И вдруг ровно в этот момент раздался звонок, и я услышал такой знакомый, чуть хрипловатый голос американского «кореша» моего дяди Андрея.
— Eujenio, que cabrones ellos son — estos periodistos*... — прорычал он по-испански. — Они хотели бы всех нас поссорить насмерть, потому что не умеют любить и завидуют всем, кто любит друг друга. Не обращай внимания на эту провокацию. Я сам написал им ответ. Завтра прочтешь. А я тут прочел твою автобиографию. Заметно, что написано в спешке, удостоив стул лишь половины той части тела, на которой сидят. Но там есть одна главка — о похоронах Сталина, я сразу все это увидел, как будто сам там побывал. Кто знает, может быть, в энциклопедиях XXI века о тебе будут писать: «Знаменитый русский прозаик, начинавший как поэт». Да и твое стихотворение о трех старухах «В ста верстах» — это в сущности сильный короткий рассказ. Может быть, я его еще пере-переведу.

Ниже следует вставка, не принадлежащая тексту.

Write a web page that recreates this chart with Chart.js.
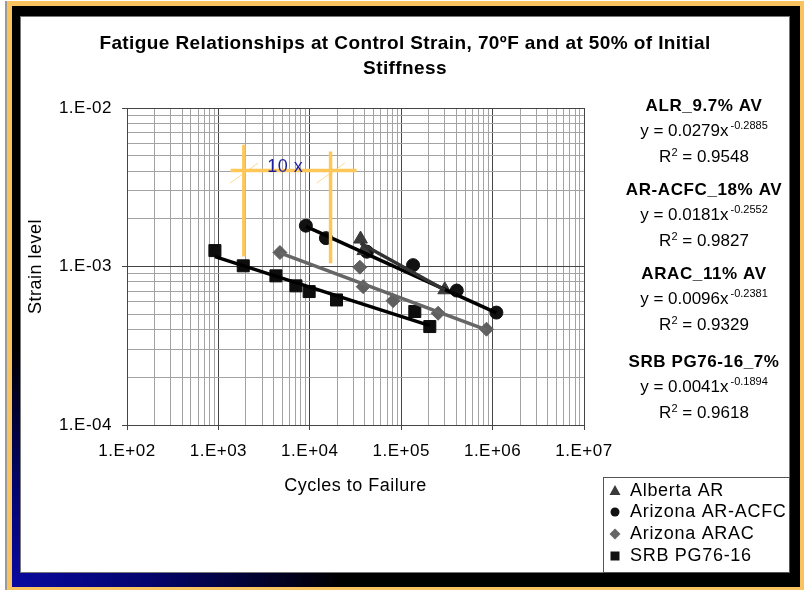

Рего recuerda. Eujenio — quando escribes prosa, hay que usar sobre la silla el culo completo... claro, que juntos con el corazon**. Мы тебя ждем с женой в следующий четверг — это твой свободный день. Я хочу тебе прокрутить мой старый фильм «Вива Сапата!» Может быть, будет Марлон Брандо, если я найду его. Не забывай клич из «Книги Джунглей» «Мы одной крови — ты и я...»
Я не забыл этого клича, Джон.
* Какие козлы эти самые «журналисты».
** Но помни, Eujenio, — когда пишешь прозу, все-таки нужно сидеть на стуле не частью задницы, а полностью... Желательно вместе с душой.